The threat is comfortable drift toward not understanding what you're doing
Scope of concern: training people vs producing outputs
- Many agree the real “product” of PhD programs is capable scientists, not papers; agents that do the work for students undermine that goal.
- Central worry: students like “Bob” can complete projects via agents without internalizing the methods, while “Alice” builds transferable intuition by struggling through the work.
- Some point out this distinction is badly understood in industry, where shipping artifacts is rewarded and process/understanding is often ignored.
Tools, abstraction, and forgotten skills
- One camp says LLMs are just the next abstraction layer, akin to compilers, calculators, or higher-level languages; society routinely delegates low-level skills.

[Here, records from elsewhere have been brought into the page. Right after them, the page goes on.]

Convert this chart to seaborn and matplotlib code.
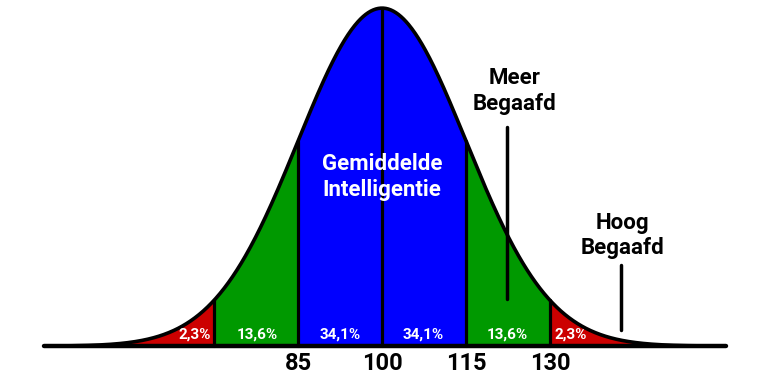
import numpy as np
import pandas as pd
import matplotlib.pyplot as plt
import seaborn as sns

# verdeling
gemiddelde = 100
sd = 15
grenzen = [40, 70, 85, 115, 130, 160]
kleuren = ['#cc0000', '#009900', '#0000ff', '#009900', '#cc0000']
scheidingen = [70, 85, 100, 115, 130]
ticks = [85, 100, 115, 130]
pct_labels = ['2,3%', '13,6%', '34,1%', '34,1%', '13,6%', '2,3%']
pct_pos = [66.6, 77.7, 92.5, 107.3, 122.3, 133.6]

sns.set_style('white')
plt.rcParams['font.family'] = ['Roboto', 'DejaVu Sans']


def dichtheid(x):
    # genormaliseerd zodat de top op 1 ligt
    return np.exp(-0.5 * ((np.asarray(x) - gemiddelde) / sd) ** 2)


x = np.linspace(grenzen[0], grenzen[-1], 800)
df = pd.DataFrame({'iq': x, 'y': dichtheid(x)})

fig = plt.figure(figsize=(7.68, 3.84), dpi=100)
ax = fig.add_axes([0, 0, 1, 1])

for i, kleur in enumerate(kleuren):
    xs = np.linspace(grenzen[i], grenzen[i + 1], 200)
    ax.fill_between(xs, 0, dichtheid(xs), color=kleur, lw=0)

for s in scheidingen:
    ax.plot([s, s], [0, dichtheid(s)], color='black', lw=2.3)

sns.lineplot(data=df, x='iq', y='y', color='black', lw=2.6, ax=ax)
ax.plot([39.6, 161.4], [0, 0], color='black', lw=3.2, solid_capstyle='round')

for lab, p in zip(pct_labels, pct_pos):
    ax.text(p, 0.033, lab, color='white', fontsize=11, fontweight='bold',
            ha='center', va='center')

for t in ticks:
    ax.text(t, -0.05, str(t), color='black', fontsize=17, fontweight='bold',
            ha='center', va='center')

ax.text(100, 0.50, 'Gemiddelde\nIntelligentie', color='white', fontsize=16,
        fontweight='bold', ha='center', va='center', linespacing=1.2)

# annotaties
ax.plot([122.3, 122.3], [0.139, 0.648], color='black', lw=2.5)
ax.text(123.7, 0.755, 'Meer\nBegaafd', color='black', fontsize=16,
        fontweight='bold', ha='center', va='center', linespacing=1.2)
ax.plot([142.7, 142.7], [0.047, 0.24], color='black', lw=2.5)
ax.text(142.9, 0.328, 'Hoog\nBegaafd', color='black', fontsize=16,
        fontweight='bold', ha='center', va='center', linespacing=1.2)

ax.set_xlim(31.8, 168.9)
ax.set_ylim(-0.112, 1.024)
ax.axis('off')

fig.savefig('out.png', dpi=100)
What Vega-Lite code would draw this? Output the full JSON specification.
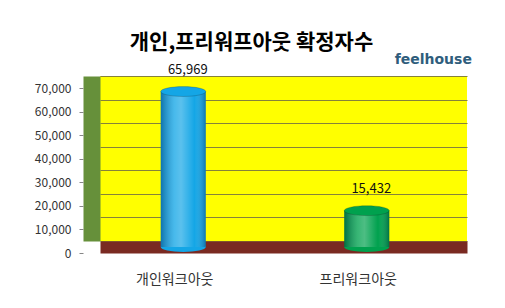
{
  "$schema": "https://vega.github.io/schema/vega-lite/v6.json",
  "width": 367,
  "height": 165,
  "autosize": {"type": "none"},
  "padding": {"left": 100, "top": 76, "right": 38, "bottom": 67},
  "background": "white",
  "config": {
    "view": {"fill": "#ffff00", "stroke": null},
    "font": "Noto Sans CJK KR"
  },
  "title": {
    "text": "개인,프리워프아웃 확정자수",
    "fontSize": 21,
    "fontWeight": "bold",
    "font": "Noto Sans CJK KR",
    "color": "#000000",
    "anchor": "middle",
    "frame": "group",
    "dx": -32,
    "baseline": "bottom",
    "offset": -21
  },
  "data": {
    "values": [
      {"category": "개인워크아웃", "value": 65969},
      {"category": "프리워크아웃", "value": 15432}
    ]
  },
  "resolve": {"axis": {"y": "independent"}},
  "layer": [
    {
      "mark": {
        "type": "point",
        "filled": true,
        "opacity": 1,
        "size": 2025,
        "shape": "M-1,0A1,0.22,0,1,0,1,0A1,0.22,0,1,0,-1,0Z",
        "xOffset": -8.5,
        "yOffset": 6
      },
      "encoding": {
        "x": {
          "field": "category",
          "type": "nominal",
          "sort": null,
          "scale": {"paddingInner": 0, "paddingOuter": 0},
          "axis": {
            "orient": "bottom",
            "title": null,
            "domain": true,
            "domainColor": "#7a2a22",
            "domainWidth": 12,
            "offset": 6,
            "ticks": false,
            "labelPadding": 25,
            "labelOffset": -17,
            "labelAngle": 0,
            "labelFontSize": 14,
            "labelColor": "#333333",
            "labelFont": "Noto Sans CJK KR"
          }
        },
        "y": {"datum": 0, "type": "quantitative", "scale": {"domain": [0, 70000], "nice": false}, "axis": null},
        "color": {
          "field": "category",
          "type": "nominal",
          "sort": null,
          "scale": {"range": ["#14a6e6", "#00a14e"]},
          "legend": null
        }
      }
    },
    {
      "mark": {"type": "bar", "width": 45, "xOffset": -8.5, "yOffset": 6, "y2Offset": 6},
      "encoding": {
        "x": {"field": "category", "type": "nominal", "sort": null},
        "y": {
          "field": "value",
          "type": "quantitative",
          "stack": null,
          "axis": {
            "orient": "left",
            "title": null,
            "grid": true,
            "gridColor": "#86823a",
            "gridWidth": 1,
            "domain": false,
            "ticks": false,
            "labels": false,
            "tickCount": 7
          }
        },
        "y2": {"datum": 0},
        "color": {"field": "category", "type": "nominal", "sort": null, "legend": null}
      }
    },
    {
      "mark": {
        "type": "bar",
        "width": 45,
        "xOffset": -8.5,
        "yOffset": 6,
        "y2Offset": 6,
        "fill": {
          "gradient": "linear",
          "x1": 0, "x2": 1, "y1": 0, "y2": 0,
          "stops": [
            {"offset": 0, "color": "rgba(0,0,40,0.30)"},
            {"offset": 0.3, "color": "rgba(255,255,255,0.22)"},
            {"offset": 0.45, "color": "rgba(255,255,255,0.30)"},
            {"offset": 0.75, "color": "rgba(255,255,255,0.0)"},
            {"offset": 1, "color": "rgba(0,0,40,0.30)"}
          ]
        }
      },
      "encoding": {
        "x": {"field": "category", "type": "nominal", "sort": null},
        "y": {
          "field": "value",
          "type": "quantitative",
          "stack": null,
          "axis": {
            "orient": "left",
            "title": null,
            "grid": false,
            "domain": true,
            "domainColor": "#66903a",
            "domainWidth": 17,
            "offset": 8.5,
            "ticks": false,
            "labels": false
          }
        },
        "y2": {"datum": 0}
      }
    },
    {
      "mark": {
        "type": "point",
        "filled": true,
        "opacity": 1,
        "size": 2025,
        "shape": "M-1,0A1,0.22,0,1,0,1,0A1,0.22,0,1,0,-1,0Z",
        "stroke": "rgba(0,0,0,0.18)",
        "strokeWidth": 1,
        "xOffset": -8.5,
        "yOffset": 6
      },
      "encoding": {
        "x": {"field": "category", "type": "nominal", "sort": null},
        "y": {
          "field": "value",
          "type": "quantitative",
          "axis": {
            "orient": "left",
            "title": null,
            "grid": false,
            "domain": false,
            "ticks": true,
            "tickSize": 4,
            "tickColor": "#868686",
            "tickOffset": 12,
            "offset": 17,
            "labelPadding": 8,
            "labelFontSize": 12,
            "labelColor": "#333333",
            "labelFont": "Noto Sans CJK KR",
            "labelExpr": "format(datum.value, ',')",
            "tickCount": 7
          }
        },
        "color": {"field": "category", "type": "nominal", "sort": null, "legend": null}
      }
    },
    {
      "mark": {"type": "text", "fontSize": 13, "color": "#111111", "baseline": "middle", "dy": -16, "dx": -4, "font": "Noto Sans CJK KR"},
      "encoding": {
        "x": {"field": "category", "type": "nominal", "sort": null},
        "y": {"field": "value", "type": "quantitative", "axis": null},
        "text": {"field": "value", "type": "quantitative", "format": ","}
      }
    },
    {
      "data": {"values": [{"logo": "feelhouse"}]},
      "mark": {"type": "text", "fontSize": 14, "fontWeight": "bold", "font": "DejaVu Sans", "color": "#2f5d7c", "baseline": "alphabetic", "align": "center", "xOffset": 58},
      "encoding": {
        "x": {"datum": "프리워크아웃"},
        "y": {"datum": 75000, "type": "quantitative", "axis": null},
        "text": {"field": "logo", "type": "nominal"}
      }
    }
  ]
}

- The opposing camp says the analogy is flawed: calculators/compilers are deterministic and well‑specified; LLMs are probabilistic, often wrong, and require prior expertise to supervise.
- Many note we still withhold calculators early in math education; by analogy, LLMs should be withheld until fundamentals are solid.
Reliability, hallucination, and supervision
- Repeated examples of LLMs fabricating plots, coefficients, and references; outputs can be polished but wrong.
- Consensus that current models are only safe when a domain expert can independently evaluate and cross‑check results.
- Disagreement over trajectories: some think hallucinations will shrink to human‑like bug rates; others argue error modes are structural to current architectures.
Economic and career impacts
- Some think “if Bob can do things with agents, he can do things,” and markets will reward that; others respond the market will still need—and eventually only pay well for—what agents can’t do.
- Fear that most programmers become “McDonald’s cooks” assembling AI slop, with pay and status to match, while a small elite retains deep skills.
- Debate over whether AI companies and APIs are genuinely profitable vs VC‑subsidized, and what happens if costs rise or a bubble bursts.
Education, assessment, and possible countermeasures
- Suggestions: emphasize oral defenses, in‑depth questioning on every step/figure, and exams that LLMs can’t sit for students.
- Some propose using AI strictly as a tutor/hint‑giver, not as an answer generator; others note real students often want shortcuts and will offload as much as allowed.
- Worry that widespread AI use makes it harder to distinguish genuine expertise from AI‑mediated performance until much later.
Long‑term societal risks
- Several foresee “knowledge chains” breaking: fewer people able to rebuild complex systems (science, lithography, operating systems) from first principles.
- Concern that models trained on AI‑generated slop will degrade over time.
- Others argue specialization and partial ignorance are already the norm, and civilization has long advanced by expanding what we can do without thinking about it—though how far this can stretch with LLMs remains unclear.